Since 2000, all residents of Portage Co. have had the advantage of a countywide ambulance system. This has been contracted with the City of Stevens Point with two paramedics to provide award winning and often modeled service. This is in addition to our extensive first responders that often arrive on scene first.
The training level of each paramedic is over 1,080 hours, at minimum, before the continuing education that each participate in annually.
Service benchmarks are set by a county group of experts in their fields — and those benchmarks are continually met or exceeded and because of that two paramedic service. Portage County’s survival rate for sudden cardiac arrest is significantly better than the national average.
Even at the most recent contract negotiation, the county expressed complete satisfaction with the service they are receiving.
It is clear that the two paramedic service is the standard we hope to enjoy.
Several months ago, the county began talks of improving the system, and the city stood ready to do whatever it took to assist in those improvements. Based on response times, maps were drawn up to show where an additional ambulance would be a benefit. The data showed the most effective location would be in the Town of Plover.
The county began talks of the addition of an ambulance, but in the Village of Plover, an area already served by a response time well within the benchmarks. Response time map data showed an improved response time of less than 2 percent to areas further from the county core.
The county then chose to not seek quotes for this service, but rather negotiate directly with only the Village of Plover to provide this service, and at a reductions in staff credentials, down to only one paramedic and one EMT. Training requirements for an EMT are 185 hours. On top of that, the cost is about $630,000 annually for this reduced service.
Every taxpayer in Portage County will be paying for this reduced service.

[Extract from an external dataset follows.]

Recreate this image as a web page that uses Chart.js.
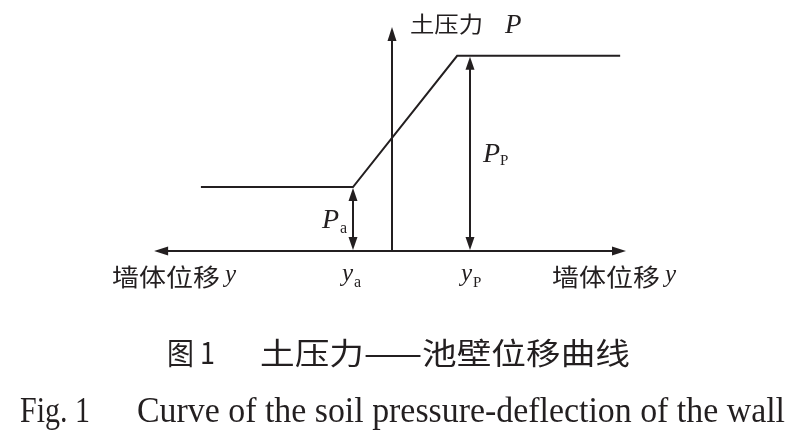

With Plover and areas south being served now with one paramedic and one EMT, you will be paying more taxes to get less service. In addition to that, if the two currently-staffed ambulances from Stevens Point happen to be out on calls, the next ambulance may be that one from Plover. Everyone in the county will now see a lower level of service, but a marginally improved response time. In other words, they’ll get there slightly quicker, but cannot perform all of the same functions that the two-paramedic teams are allowed to.
The county could choose to pay extra for the two-paramedic level of service, even with Plover, and that’s what I hope they do. The small increase in cost, spread over the county’s 70,000 residents would be nearly insignificant.
But if the county really had the best interest of its citizens in mind, they would seek the best service for the best price rather than forsaking that duty and negotiating only with one entity at a reduced service level.
What is the real goal here? Is it to continue to provide the best available service for everyone in the county, or is it to give Plover a contract because of some unknown reason and risk fracturing an award winning, top-notch ambulance service?
I urge you to contact your County Board Supervisor, or attend the meeting on Nov. 9 and voice your opposition to this expensive reduction in service, and demand that the county only contract for a two-paramedic expansion to the system.